Lindsay Johns argues that the South African novelist Alex La Guma is an overlooked literary colossus who should be restored to his rightful place - at the centre of the literary canon.
Travelling to Cape Town, Lindsay visits some of the places and people that inspired La Guma's writing. And as he does, from the bustle of Athlone township to the dispiriting wasteland of District Six, he finds that La Guma's novels - written in apartheid South Africa in the 1960s and 1970s - still have much to say about the country today.

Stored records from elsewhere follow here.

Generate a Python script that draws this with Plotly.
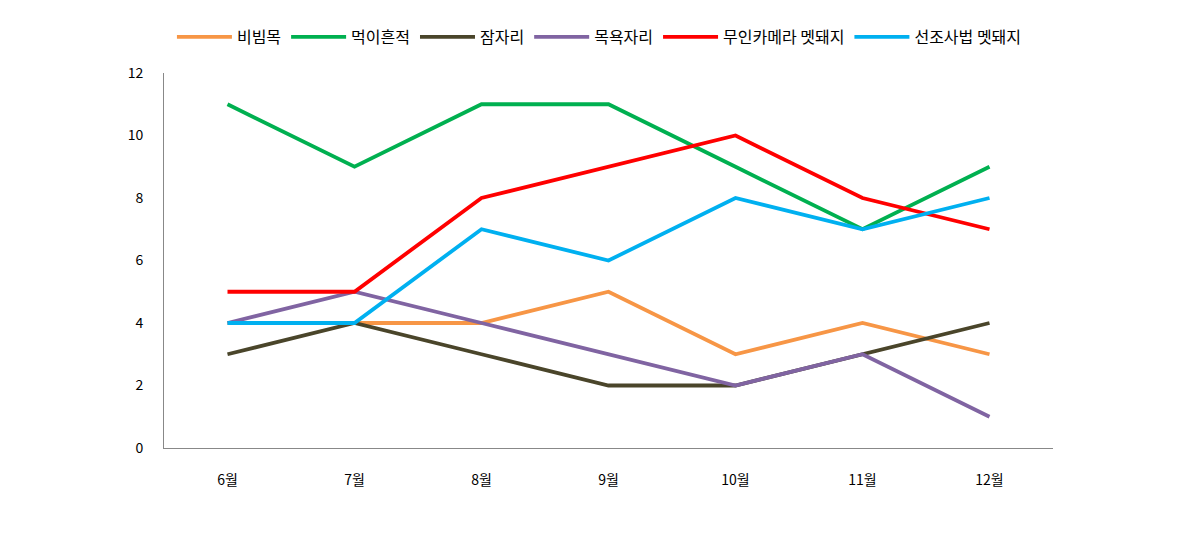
import plotly.graph_objects as go

months = ["6월", "7월", "8월", "9월", "10월", "11월", "12월"]
series_names = ["비빔목", "먹이흔적", "잠자리", "목욕자리", "무인카메라 멧돼지", "선조사법 멧돼지"]
bibimmok = [4, 4, 4, 5, 3, 4, 3]
meogi = [11, 9, 11, 11, 9, 7, 9]
jamjari = [3, 4, 3, 2, 2, 3, 4]
mogyok = [4, 5, 4, 3, 2, 3, 1]
camera = [5, 5, 8, 9, 10, 8, 7]
seonjo = [4, 4, 7, 6, 8, 7, 8]
colors = ["#F79646", "#00B050", "#4A452A", "#8064A2", "#FF0000", "#00B0F0"]

values = [bibimmok, meogi, jamjari, mogyok, camera, seonjo]

fig = go.Figure()
for name, vals, c in zip(series_names, values, colors):
    fig.add_trace(go.Scatter(x=months, y=vals, name=name, mode="lines",
                             line=dict(color=c, width=3.8)))

font = "Noto Sans CJK KR, DejaVu Sans, sans-serif"
fig.update_layout(
    width=1190, height=539,
    margin=dict(l=156, r=145, t=65, b=99, autoexpand=False),
    paper_bgcolor="white", plot_bgcolor="white",
    font=dict(family=font, size=14, color="#000000"),
    legend=dict(orientation="h", x=0.497, xanchor="center", xref="container",
                y=1 - 29 / 539, yanchor="middle", yref="container",
                font=dict(size=16), itemwidth=55, tracegroupgap=0),
    showlegend=True,
)
fig.update_xaxes(type="category", range=[-0.5, 6.5], showline=True, linecolor="#888888",
                 linewidth=1, showgrid=False, ticks="", ticklabelstandoff=19, zeroline=False)
fig.update_yaxes(range=[0, 12], dtick=2, showline=True, linecolor="#888888", linewidth=1,
                 showgrid=False, ticks="", zeroline=False, ticklabelstandoff=17)

fig.write_html("out.html")
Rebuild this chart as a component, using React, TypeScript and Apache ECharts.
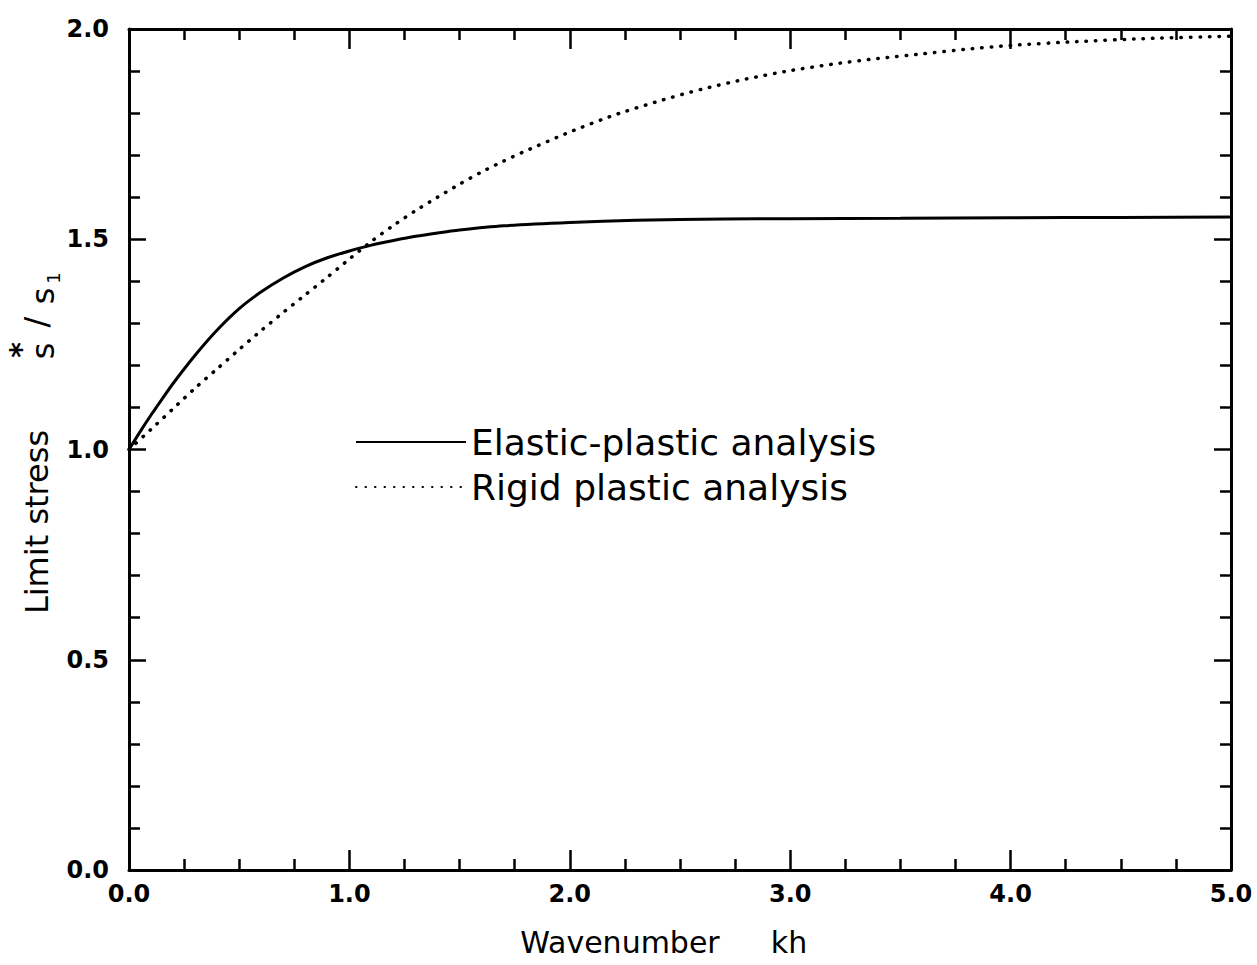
import React, { useEffect, useRef } from "react";
import * as echarts from "echarts";

// Wavenumber kh (x) values and limit stress s*/s1 (y) values
const elasticX = [0, 0.05, 0.1, 0.15, 0.2, 0.3, 0.4, 0.5, 0.6, 0.7, 0.8, 0.9, 1.0, 1.1, 1.2, 1.3, 1.4, 1.5, 1.7, 2.0, 2.3, 2.7, 3.0, 3.5, 4.0, 4.5, 5.0];
const elasticY = [1.0, 1.042, 1.082, 1.12, 1.157, 1.224, 1.284, 1.335, 1.375, 1.408, 1.435, 1.456, 1.472, 1.486, 1.497, 1.507, 1.515, 1.522, 1.532, 1.54, 1.545, 1.548, 1.549, 1.55, 1.551, 1.552, 1.553];

const rigidX = [0, 0.1, 0.2, 0.3, 0.4, 0.5, 0.6, 0.7, 0.8, 0.9, 1.0, 1.1, 1.2, 1.3, 1.4, 1.5, 1.6, 1.7, 1.8, 2.0, 2.2, 2.4, 2.6, 2.8, 3.0, 3.2, 3.4, 3.6, 3.8, 4.0, 4.3, 4.6, 5.0];
const rigidY = [1.0, 1.048, 1.097, 1.146, 1.192, 1.238, 1.283, 1.326, 1.368, 1.41, 1.453, 1.495, 1.533, 1.568, 1.6, 1.631, 1.66, 1.686, 1.71, 1.755, 1.795, 1.828, 1.857, 1.881, 1.901, 1.917, 1.93, 1.941, 1.952, 1.961, 1.97, 1.977, 1.983];

const seriesNames = ["Elastic-plastic analysis", "Rigid plastic analysis"];
const xName = ["Wavenumber", "kh"];
const yName = ["Limit stress", "s", "*", "/", "s", "1"];

const FONT = '"DejaVu Sans", sans-serif';

export default function App() {
  const ref = useRef<HTMLDivElement>(null);
  useEffect(() => {
    if (!ref.current) return;
    const chart = echarts.init(ref.current, null, { renderer: "svg" });
    const axisLine = { show: true, onZero: false, lineStyle: { color: "#000", width: 3 } };
    const mkX = (pos: "bottom" | "top", labels: boolean) => ({
      type: "value",
      position: pos,
      min: 0,
      max: 5,
      interval: 1,
      axisLine,
      axisTick: { show: true, inside: true, length: 20, lineStyle: { color: "#000", width: 2.5 } },
      minorTick: { show: true, splitNumber: 4, length: 11, lineStyle: { color: "#000", width: 2.5 } },
      splitLine: { show: false },
      minorSplitLine: { show: false },
      axisLabel: {
        show: labels,
        margin: 12,
        color: "#000",
        fontFamily: FONT,
        fontWeight: "bold",
        fontSize: 24,
        formatter: (v: number) => v.toFixed(1),
      },
    });
    const mkY = (pos: "left" | "right", labels: boolean) => ({
      type: "value",
      position: pos,
      min: 0,
      max: 2,
      interval: 0.5,
      axisLine,
      axisTick: { show: true, inside: true, length: 17, lineStyle: { color: "#000", width: 2.5 } },
      minorTick: { show: true, splitNumber: 5, length: 11, lineStyle: { color: "#000", width: 2.5 } },
      splitLine: { show: false },
      minorSplitLine: { show: false },
      axisLabel: {
        show: labels,
        margin: 20,
        color: "#000",
        fontFamily: FONT,
        fontWeight: "bold",
        fontSize: 24,
        formatter: (v: number) => v.toFixed(1),
      },
    });
    const txt = (text: string, x: number, y: number, size: number, rot = 0, weight = "normal") => ({
      type: "text",
      x,
      y,
      rotation: rot,
      style: {
        text,
        fontFamily: FONT,
        fontSize: size,
        fontWeight: weight,
        fill: "#000",
        align: "center",
        verticalAlign: "middle",
      },
    });
    const R = Math.PI / 2;
    chart.setOption({
      animation: false,
      backgroundColor: "#fff",
      grid: { left: 129, top: 29, right: 26, bottom: 95, containLabel: false },
      xAxis: [mkX("bottom", true), mkX("top", false)],
      yAxis: [mkY("left", true), mkY("right", false)],
      legend: {
        orient: "vertical",
        left: 350,
        top: 419,
        itemWidth: 110,
        itemHeight: 14,
        itemGap: 9,
        selectedMode: false,
        itemStyle: { opacity: 0 },
        textStyle: { fontFamily: FONT, fontSize: 36, lineHeight: 36, color: "#000" },
        data: [seriesNames[0], seriesNames[1]],
      },
      series: [
        {
          name: seriesNames[0],
          type: "line",
          xAxisIndex: 0,
          yAxisIndex: 0,
          symbol: "none",
          smooth: 0.25,
          lineStyle: { color: "#000", width: 3 },
          itemStyle: { color: "#000" },
          data: elasticX.map((x, i) => [x, elasticY[i]]),
        },
        {
          name: seriesNames[1],
          type: "line",
          xAxisIndex: 0,
          yAxisIndex: 0,
          symbol: "none",
          smooth: 0.25,
          lineStyle: { color: "#000", width: 3.5, type: [0.5, 9], cap: "round" },
          itemStyle: { color: "#000" },
          data: rigidX.map((x, i) => [x, rigidY[i]]),
        },
      ],
      graphic: [
        txt(xName[0], 620, 942, 30),
        txt(xName[1], 789, 942, 30),
        txt(yName[0], 37, 522, 32, R),
        txt(yName[1], 43, 351, 32, R),
        txt(yName[2], 20, 350, 30, R, "bold"),
        txt(yName[3], 36, 322, 32, R),
        txt(yName[4], 43, 296, 32, R),
        txt(yName[5], 53, 278, 18, R),
      ],
    });
    return () => chart.dispose();
  }, []);
  return <div ref={ref} style={{ position: "fixed", left: 0, top: 0, width: 1257, height: 965 }} />;
}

Lindsay speaks to Alex La Guma's biographer, to his contemporary the great Kenyan writer Ngugi wa Thiong'o, and to novelists and poets who found inspiration in La Guma's writing. Visiting his widow, Blanche, Lindsay hears how the South African security forces tried, and failed, to silence his voice. And in the wasteland of District Six, razed to make way for new homes for white South Africans, he hears about tragic and fascinating undercurrents in the racial politics of contemporary South Africa.
But for all his dazzling literary brilliance, today Alex La Guma is overlooked - often out of print, not taught in schools, no memorial to him even in the city where he was born and set his books - and so Lindsay will try to find out why, and what might be done about it.